Before he was a traveller and a storyteller (as he considered himself), Chatwin worked for Sotheby’s; having joined them straight out of college. In 2008 the Independent published a fascinating piece about his time at the auction house (Boy wonder: A revealing view of Bruce Chatwin’s early years at Sotheby’s).
Somewhat poignantly, what is interesting for the purposes of the story of the Sotheby’s Sekhmet is that Chatwin’s piece The Bust of Sekhmet was his first published article. Here his storytelling begins … certainly in print. He is more attentive to the powers of Sekhmet the ancient goddess than the details of provenance one might expect in an auction house’s catalogue. And so we learn very little about how Sotheby’s came to acquire the bust.
Chatwin’s musings about Sekhmet are influenced by an academic paper he cites by the French Egyptologist Henri Gauthier, published in 1920 in the learned journal Annales du Service des antiquités de l’Egypte. Much of the paper is about the meaning of the inscriptions found on the various statues of Sekhmet, both in Egypt and museum collections around the world. Gauthier begins his study, however, with a fairly detailed account of how the various statues of the feline goddess come to be where they are today, or were in 1920. This history is still used today in discussions of provenance to do with statues of Sekhmet.
Although Gauthier does refer to Sotheby’s, he is referring to sales that took place towards the end of the first half of the 19th century. None as late as the 1880s. And all of those are accounted for, tucked away safely in their museums around the world. Gauthier does not offer any clues as to the origin of the Sotheby’s bust. Having searched thoroughly, and read all there is to read online about the Sotheby’s Sekhmet bust, I am inclined to think that as wonderful as the stories are, whether unsold or sold and unclaimed, they are probably one of the many legends associate with the history of Sotheby’s in London.
Apparently the bust is valued at around £3.5 million. Or is that another urban legend?
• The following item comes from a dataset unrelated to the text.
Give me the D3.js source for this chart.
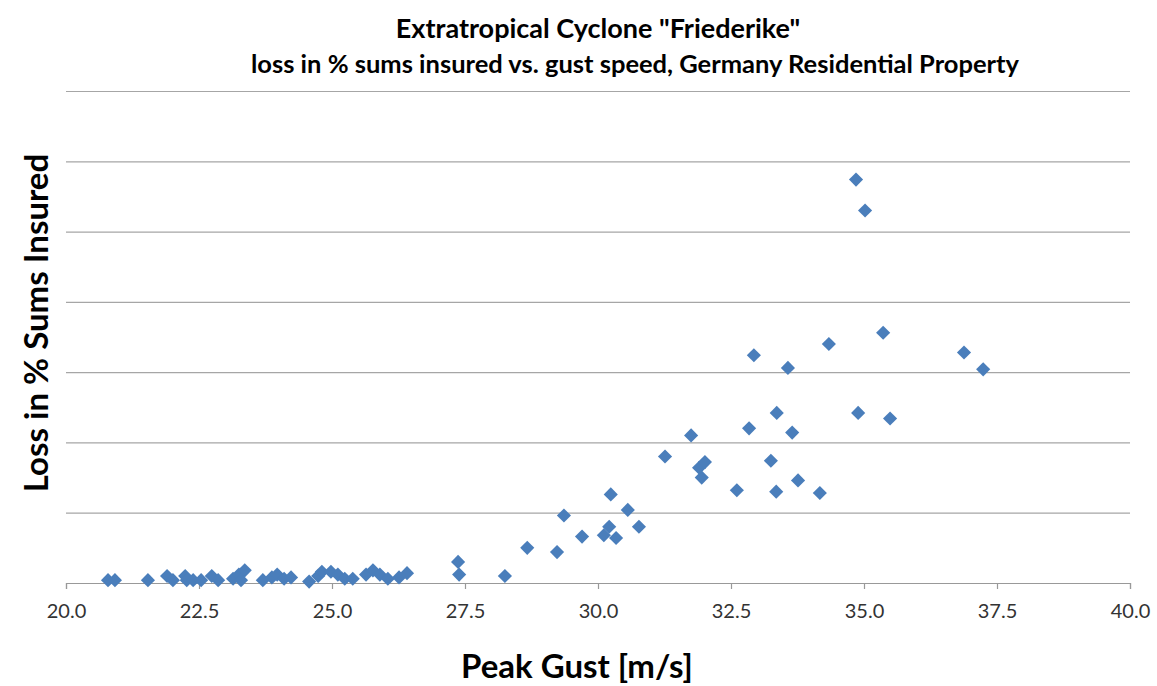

The Oldest Statue in London?
As the authenticity of the bust is not in question, is this the oldest outdoor statue in London? Well that depends on whether we class Cleopatra’s Needle (thought to be dated to about 1468 BC and today standing besides the Thames River at Embankment) as a sculpture.
Incidentally, the oldest freestanding statue in London is generally thought to be that of King Alfred the Great. The statue, which stands in Trinity Church Square, Southwalk, was understandably thought to have been made some time in the second half of the 14th century. Until recently, as reported by the BBC. Following conservation work the lower half of the statue was found to be made of Bath Stone and that it was once part of a large Roman sculpture dedicated to the goddess Minerva.